Аксюта перебивает, совсем меня запутывая:
— А что важно?
О чем мы говорили? Его бесконечные отвлекающие вопросы сбивают с мысли и мне, как человеку логичному, такая манера вести разговор претит и бесит. Он что, нарочно это делает? Поджав губы, терпеливо объясняю:
— Ну, я же говорю — у него игра… Он, таким образом, создает себе положительные эмоции.
Задрав глаза к потолку и растопырив ладони, пытаюсь продемонстрировать фантазийную натуру Егорова:
— Я у него Марго, Аня — Маша, понимаешь?
Плету ахинею какую-то, и вообще разговор совершенно не о том, о чем нужно. Непонятно верит Аксюта мне или нет, он просто отворачивается, бросая в воздух:
— Веселая редакция.
— Ну, да. А так он нормальный мужик…, э-э-э…
Сергей берет в руки бокал, и я добавляю:
— Очень даже умный.
Его взгляд куда-то вниз, не на меня, так же как и мысли:
— Я верю, да. Не сомневаюсь в этом.
Звучит, с издевкой. Все, хватит, надо перехватывать инициативу. Делаю невинно-удивленные глаза:
— Я не поняла, ты что, мне не веришь?
— Да нет, нет, я верю тебе, конечно. Просто думаю про этот голос в квартире.
Положив локти на стол, он внимательно смотрит на меня. Капец, допрос продолжается. Судорожно начинаю поправлять волосы, то с одной стороны, то с другой.
— Какой голос?
— Мужской голос. Тебе он ничего не напомнил?
Отпираться — только увеличивать подозрения. Помолчав, осторожно переспрашиваю:
— Ты-ы-ы-ы..., имеешь в виду-у-у.... Шульгина — старшего?
— Ну, вот видишь, значит, не одному мне показалось.

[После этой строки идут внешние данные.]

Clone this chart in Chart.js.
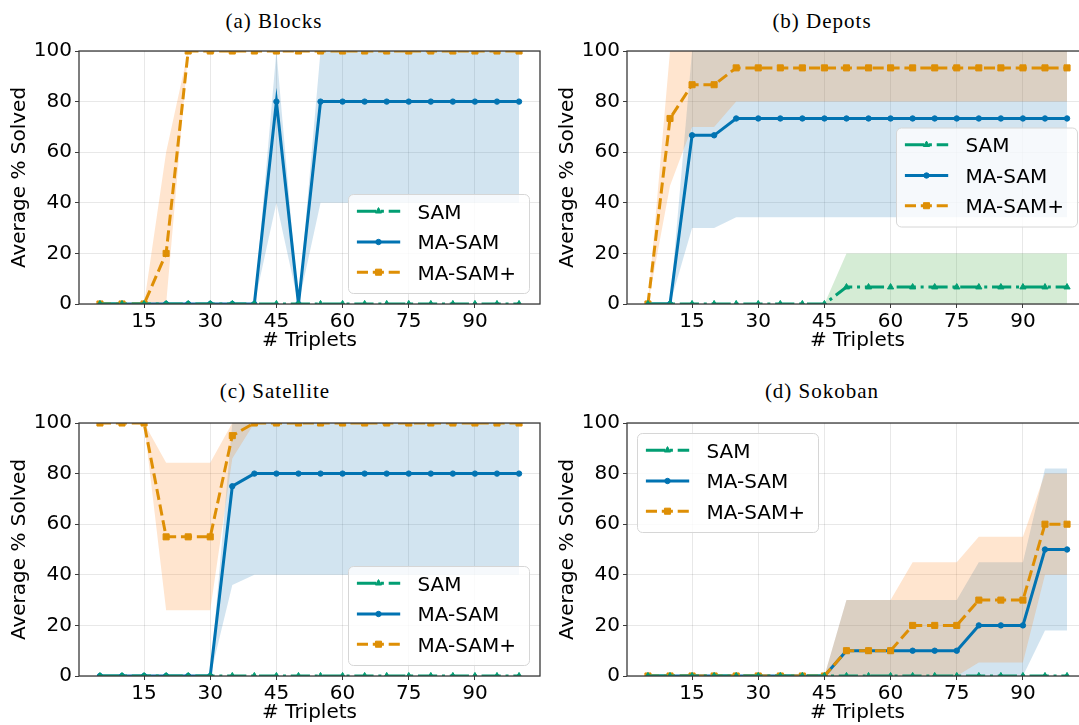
<!DOCTYPE html>
<html>
<head>
<meta charset="utf-8">
<script src="https://cdn.jsdelivr.net/npm/chart.js@4.4.1/dist/chart.umd.min.js"></script>
<style>
  html, body { margin: 0; padding: 0; background: #fff; width: 1079px; height: 725px; overflow: hidden; }
  canvas { position: absolute; }
  .ttl { position: absolute; width: 300px; text-align: center; font-family: 'Liberation Serif', serif; font-size: 21px; letter-spacing: 1px; line-height: 24px; color: #000; }
</style>
</head>
<body>
<div class="ttl" id="t0" style="left:124px; top:9px;"></div>
<div class="ttl" id="t1" style="left:672px; top:9px;"></div>
<div class="ttl" id="t2" style="left:125px; top:379px;"></div>
<div class="ttl" id="t3" style="left:672px; top:379px;"></div>
<canvas id="c0" width="560" height="325" style="left:0px; top:36px;"></canvas>
<canvas id="c1" width="560" height="325" style="left:548px; top:36px;"></canvas>
<canvas id="c2" width="560" height="325" style="left:0px; top:408px;"></canvas>
<canvas id="c3" width="560" height="325" style="left:548px; top:408px;"></canvas>
<script>
// ---------- data ----------
const xValues = [5, 10, 15, 20, 25, 30, 35, 40, 45, 50, 55, 60, 65, 70, 75, 80, 85, 90, 95, 100];
const xTickValues = [15, 30, 45, 60, 75, 90];
const yTickValues = [0, 20, 40, 60, 80, 100];
const seriesNames = ['SAM', 'MA-SAM', 'MA-SAM+'];
const panelTitles = ['(a) Blocks', '(b) Depots', '(c) Satellite', '(d) Sokoban'];
const xAxisTitle = '# Triplets';
const yAxisTitle = 'Average % Solved';

// (a) Blocks
const blocksSAM         = [0,0,0,0,0,0,0,0,0,0,0,0,0,0,0,0,0,0,0,0];
const blocksSAMLow      = [0,0,0,0,0,0,0,0,0,0,0,0,0,0,0,0,0,0,0,0];
const blocksSAMHigh     = [0,0,0,0,0,0,0,0,0,0,0,0,0,0,0,0,0,0,0,0];
const blocksMASAM       = [0,0,0,0,0,0,0,0,80,0,80,80,80,80,80,80,80,80,80,80];
const blocksMASAMLow    = [0,0,0,0,0,0,0,0,40,0,40,40,40,40,40,40,40,40,40,40];
const blocksMASAMHigh   = [0,0,0,0,0,0,0,0,100,0,100,100,100,100,100,100,100,100,100,100];
const blocksPlus        = [0,0,0,20,100,100,100,100,100,100,100,100,100,100,100,100,100,100,100,100];
const blocksPlusLow     = [0,0,0,0,100,100,100,100,100,100,100,100,100,100,100,100,100,100,100,100];
const blocksPlusHigh    = [0,0,0,60,100,100,100,100,100,100,100,100,100,100,100,100,100,100,100,100];

// (b) Depots
const depotsSAM         = [0,0,0,0,0,0,0,0,0,6.67,6.67,6.67,6.67,6.67,6.67,6.67,6.67,6.67,6.67,6.67];
const depotsSAMLow      = [0,0,0,0,0,0,0,0,0,0,0,0,0,0,0,0,0,0,0,0];
const depotsSAMHigh     = [0,0,0,0,0,0,0,0,0,20,20,20,20,20,20,20,20,20,20,20];
const depotsMASAM       = [0,0,66.67,66.67,73.33,73.33,73.33,73.33,73.33,73.33,73.33,73.33,73.33,73.33,73.33,73.33,73.33,73.33,73.33,73.33];
const depotsMASAMLow    = [0,0,30,30,34.3,34.3,34.3,34.3,34.3,34.3,34.3,34.3,34.3,34.3,34.3,34.3,34.3,34.3,34.3,34.3];
const depotsMASAMHigh   = [0,0,100,100,100,100,100,100,100,100,100,100,100,100,100,100,100,100,100,100];
const depotsPlus        = [0,73.33,86.67,86.67,93.33,93.33,93.33,93.33,93.33,93.33,93.33,93.33,93.33,93.33,93.33,93.33,93.33,93.33,93.33,93.33];
const depotsPlusLow     = [0,46.7,70,70,80,80,80,80,80,80,80,80,80,80,80,80,80,80,80,80];
const depotsPlusHigh    = [0,100,100,100,100,100,100,100,100,100,100,100,100,100,100,100,100,100,100,100];

// (c) Satellite
const satSAM            = [0,0,0,0,0,0,0,0,0,0,0,0,0,0,0,0,0,0,0,0];
const satSAMLow         = [0,0,0,0,0,0,0,0,0,0,0,0,0,0,0,0,0,0,0,0];
const satSAMHigh        = [0,0,0,0,0,0,0,0,0,0,0,0,0,0,0,0,0,0,0,0];
const satMASAM          = [0,0,0,0,0,0,75,80,80,80,80,80,80,80,80,80,80,80,80,80];
const satMASAMLow       = [0,0,0,0,0,0,36,40,40,40,40,40,40,40,40,40,40,40,40,40];
const satMASAMHigh      = [0,0,0,0,0,0,100,100,100,100,100,100,100,100,100,100,100,100,100,100];
const satPlus           = [100,100,100,55,55,55,95,100,100,100,100,100,100,100,100,100,100,100,100,100];
const satPlusLow        = [100,100,100,26,26,26,86,100,100,100,100,100,100,100,100,100,100,100,100,100];
const satPlusHigh       = [100,100,100,84.3,84.3,84.3,100,100,100,100,100,100,100,100,100,100,100,100,100,100];

// (d) Sokoban
const sokSAM            = [0,0,0,0,0,0,0,0,0,0,0,0,0,0,0,0,0,0,0,0];
const sokSAMLow         = [0,0,0,0,0,0,0,0,0,0,0,0,0,0,0,0,0,0,0,0];
const sokSAMHigh        = [0,0,0,0,0,0,0,0,0,0,0,0,0,0,0,0,0,0,0,0];
const sokMASAM          = [0,0,0,0,0,0,0,0,0,10,10,10,10,10,10,20,20,20,50,50];
const sokMASAMLow       = [0,0,0,0,0,0,0,0,0,0,0,0,0,0,0,0,0,0,18,18];
const sokMASAMHigh      = [0,0,0,0,0,0,0,0,0,30,30,30,30,30,30,45,45,45,82,82];
const sokPlus           = [0,0,0,0,0,0,0,0,0,10,10,10,20,20,20,30,30,30,60,60];
const sokPlusLow        = [0,0,0,0,0,0,0,0,0,0,0,0,0,0,0,5.3,5.3,5.3,40,40];
const sokPlusHigh       = [0,0,0,0,0,0,0,0,0,30,30,30,45,45,45,55,55,55,80,80];

const legendLocations = ['lower right', 'center right', 'lower right', 'upper left'];

// ---------- styles ----------
const LINE = { SAM: '#029e73', MASAM: '#0173b2', PLUS: '#de8f05' };
const BAND = { SAM: 'rgba(44,160,44,0.2)', MASAM: 'rgba(31,119,180,0.2)', PLUS: 'rgba(255,127,14,0.2)' };
const DASH = { SAM: [19.2, 4.8, 3, 4.8], MASAM: [], PLUS: [11.1, 4.8] };
const MARK = { SAM: ['triangle', 3.6], MASAM: ['circle', 2.7], PLUS: ['rect', 4.3] };
const LW = 3;
const FONT = 'DejaVu Sans';

const pts = arr => arr.map((v, i) => ({ x: xValues[i], y: v }));

function lineDS(key, label, arr) {
  return {
    label, data: pts(arr), borderColor: LINE[key], backgroundColor: LINE[key], borderWidth: LW,
    borderDash: DASH[key], pointStyle: MARK[key][0], pointRadius: MARK[key][1],
    pointBackgroundColor: LINE[key], pointBorderColor: LINE[key], pointBorderWidth: 1,
    fill: false, tension: 0, clip: 0, isLine: true
  };
}
function bandDS(key, lo, hi, loIndex) {
  return [
    { label: key + '-lo', data: pts(lo), borderWidth: 0, borderColor: 'rgba(0,0,0,0)', pointRadius: 0, fill: false, tension: 0, clip: 0 },
    { label: key + '-hi', data: pts(hi), borderWidth: 0, borderColor: 'rgba(0,0,0,0)', pointRadius: 0, backgroundColor: BAND[key], fill: loIndex, tension: 0, clip: 0 }
  ];
}

const spinePlugin = {
  id: 'spines',
  afterDatasetsDraw(chart) {
    const { ctx, chartArea: a } = chart;
    ctx.save();
    ctx.strokeStyle = '#3a3a3a';
    ctx.lineWidth = 1.3;
    ctx.strokeRect(a.left, a.top, a.right - a.left, a.bottom - a.top);
    ctx.restore();
  }
};

function drawMarker(ctx, style, r, x, y) {
  ctx.beginPath();
  if (style === 'circle') ctx.arc(x, y, r, 0, Math.PI * 2);
  else if (style === 'rect') { const s = r * Math.SQRT1_2; ctx.rect(x - s, y - s, 2 * s, 2 * s); }
  else if (style === 'triangle') {
    ctx.moveTo(x, y - r);
    ctx.lineTo(x + r * Math.sin(2 * Math.PI / 3), y - r * Math.cos(2 * Math.PI / 3));
    ctx.lineTo(x + r * Math.sin(4 * Math.PI / 3), y - r * Math.cos(4 * Math.PI / 3));
    ctx.closePath();
  }
  ctx.fill(); ctx.stroke();
}

const legendPlugin = {
  id: 'boxLegend',
  afterDraw(chart, args, opts) {
    const { ctx, chartArea: a } = chart;
    const W = 181, H = 99, m = 10.5;
    let x, y;
    if (opts.loc === 'lower right') { x = a.right - m - W; y = a.bottom - m - H; }
    else if (opts.loc === 'center right') { x = a.right - m - W; y = (a.top + a.bottom) / 2 - H / 2; }
    else { x = a.left + m; y = a.top + m; }
    ctx.save();
    ctx.beginPath();
    ctx.roundRect(x, y, W, H, 5);
    ctx.fillStyle = 'rgba(255,255,255,0.8)';
    ctx.fill();
    ctx.strokeStyle = '#d6d6d6';
    ctx.lineWidth = 1;
    ctx.stroke();
    const keys = ['SAM', 'MASAM', 'PLUS'];
    const rows = [16.7, 47.5, 77.7];
    keys.forEach((k, i) => {
      const ry = y + rows[i];
      ctx.save();
      ctx.strokeStyle = LINE[k];
      ctx.lineWidth = LW;
      ctx.setLineDash(DASH[k]);
      ctx.beginPath();
      ctx.moveTo(x + 8.4, ry);
      ctx.lineTo(x + 51.7, ry);
      ctx.stroke();
      ctx.restore();
      ctx.fillStyle = LINE[k];
      ctx.strokeStyle = LINE[k];
      ctx.lineWidth = 1;
      ctx.setLineDash([]);
      drawMarker(ctx, MARK[k][0], MARK[k][1], x + 30, ry);
      ctx.fillStyle = '#000';
      ctx.font = '20px ' + FONT;
      ctx.textBaseline = 'alphabetic';
      ctx.textAlign = 'left';
      ctx.fillText(seriesNames[i], x + 69, ry + 7.3);
    });
    ctx.restore();
  }
};

function makeChart(id, s, loc) {
  const datasets = [
    lineDS('SAM', seriesNames[0], s.sam),
    lineDS('PLUS', seriesNames[2], s.plus),
    lineDS('MASAM', seriesNames[1], s.masam),
    ...bandDS('PLUS', s.plusLo, s.plusHi, 3),
    ...bandDS('MASAM', s.masamLo, s.masamHi, 5),
    ...bandDS('SAM', s.samLo, s.samHi, 7)
  ];
  return new Chart(document.getElementById(id), {
    type: 'line',
    data: { datasets },
    plugins: [spinePlugin, legendPlugin],
    options: {
      responsive: false, animation: false, events: [],
      layout: { padding: { left: 0, top: 15, right: 20, bottom: 0 } },
      plugins: {
        legend: { display: false }, tooltip: { enabled: false },
        filler: { propagate: false, drawTime: 'beforeDatasetsDraw' },
        boxLegend: { loc }
      },
      scales: {
        x: {
          type: 'linear', min: 0.25, max: 104.75,
          afterBuildTicks: sc => { sc.ticks = xTickValues.map(v => ({ value: v })); },
          afterFit: sc => { sc.height = 57; },
          ticks: { font: { family: FONT, size: 20 }, color: '#000', padding: 2, maxRotation: 0, autoSkip: false },
          grid: { color: 'rgba(0,0,0,0.09)', lineWidth: 1, tickColor: '#3a3a3a', tickLength: 4 },
          border: { display: false },
          title: { display: true, text: xAxisTitle, font: { family: FONT, size: 20 }, color: '#000', padding: { top: 0, bottom: 8 } }
        },
        y: {
          type: 'linear', min: 0, max: 100,
          afterBuildTicks: sc => { sc.ticks = yTickValues.map(v => ({ value: v })); },
          afterFit: sc => { sc.width = 79; },
          ticks: { font: { family: FONT, size: 20 }, color: '#000', padding: 3 },
          grid: { color: 'rgba(0,0,0,0.09)', lineWidth: 1, tickColor: '#3a3a3a', tickLength: 4 },
          border: { display: false },
          title: { display: true, text: yAxisTitle, font: { family: FONT, size: 20 }, color: '#000', padding: { top: 8, bottom: 0 } }
        }
      }
    }
  });
}

panelTitles.forEach((t, i) => { document.getElementById('t' + i).textContent = t; });

makeChart('c0', { sam: blocksSAM, samLo: blocksSAMLow, samHi: blocksSAMHigh, masam: blocksMASAM, masamLo: blocksMASAMLow, masamHi: blocksMASAMHigh, plus: blocksPlus, plusLo: blocksPlusLow, plusHi: blocksPlusHigh }, legendLocations[0]);
makeChart('c1', { sam: depotsSAM, samLo: depotsSAMLow, samHi: depotsSAMHigh, masam: depotsMASAM, masamLo: depotsMASAMLow, masamHi: depotsMASAMHigh, plus: depotsPlus, plusLo: depotsPlusLow, plusHi: depotsPlusHigh }, legendLocations[1]);
makeChart('c2', { sam: satSAM, samLo: satSAMLow, samHi: satSAMHigh, masam: satMASAM, masamLo: satMASAMLow, masamHi: satMASAMHigh, plus: satPlus, plusLo: satPlusLow, plusHi: satPlusHigh }, legendLocations[2]);
makeChart('c3', { sam: sokSAM, samLo: sokSAMLow, samHi: sokSAMHigh, masam: sokMASAM, masamLo: sokMASAMLow, masamHi: sokMASAMHigh, plus: sokPlus, plusLo: sokPlusLow, plusHi: sokPlusHigh }, legendLocations[3]);
</script>
</body>
</html>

Хватаюсь за последнее слово и, мило улыбаясь, игриво стреляю глазами из-за бокала с вином:
— Вот именно, показалось.
Уж лучше пусть целоваться лезет. Но Аксюте видимо не до флирта, вцепился как бульдог:
— А как же интонации?
Отставляю фужер в сторону:
— Сергей, ну, во-первых, это бред. Ну, не мог он там появиться. А во-вторых, знаешь, любые упоминания об этом человеке мне крайне неприятны.
Делаю гримасу, демонстрирующую отвращение, и она вполне искренна. Сергей глаз не поднимает:
— Ладно, я все понял.
Пытаюсь укрепить шаткие позиции:
— Ну, это Анины друзья приходили, семейная пара.
— Ладно, давай..., проехали, Маш. Лучше перейдем к ужину. Здесь, говорят, фуагра закачаешься.
Вот, замечательная идея, с нее и надо было начинать. А то теперь пол ночи раскладывай по полочкам, вспоминай, чего наболтала. Согласно кивнув, вновь берусь за бокал с вином и продолжаю игривый тон, теребя себя за мочку уха:
— Да? Кстати, с удовольствием бы закачалась!
— Да, не вопрос.
Сергей поднимает руку, призывая официанта:
— Молодой человек.
И мы, чокнувшись, пьем вино, поглядывая друг на друга из-за бокалов.
* * *
Фуагра под вино действует на Сергея умиротворяюще и остаток вечера уже гораздо больше похож на приятное времяпровождение — мы даже несколько раз танцуем на небольшом выделенном танцполе между столиками. Назад к подъезду меня доставляют почти к одиннадцати ночи. Не обходится без прощальных поцелуев, и предложения Ромео подняться вместе в квартиру, но разговоры про измученную гостями Аню, которой нужно помочь убраться в квартире и перемыть гору посуды, умеряют пыл жениха. Так что оставляю его возле подъезда — и так получил сегодня пряников выше крыши…
На самом деле Анька уже давно спит под шапкой и я тихонько пробираюсь к себе в спальню, а потом в ванную, в планах одно — быстренько умыться, почистить зубы и нырнуть под одеяло.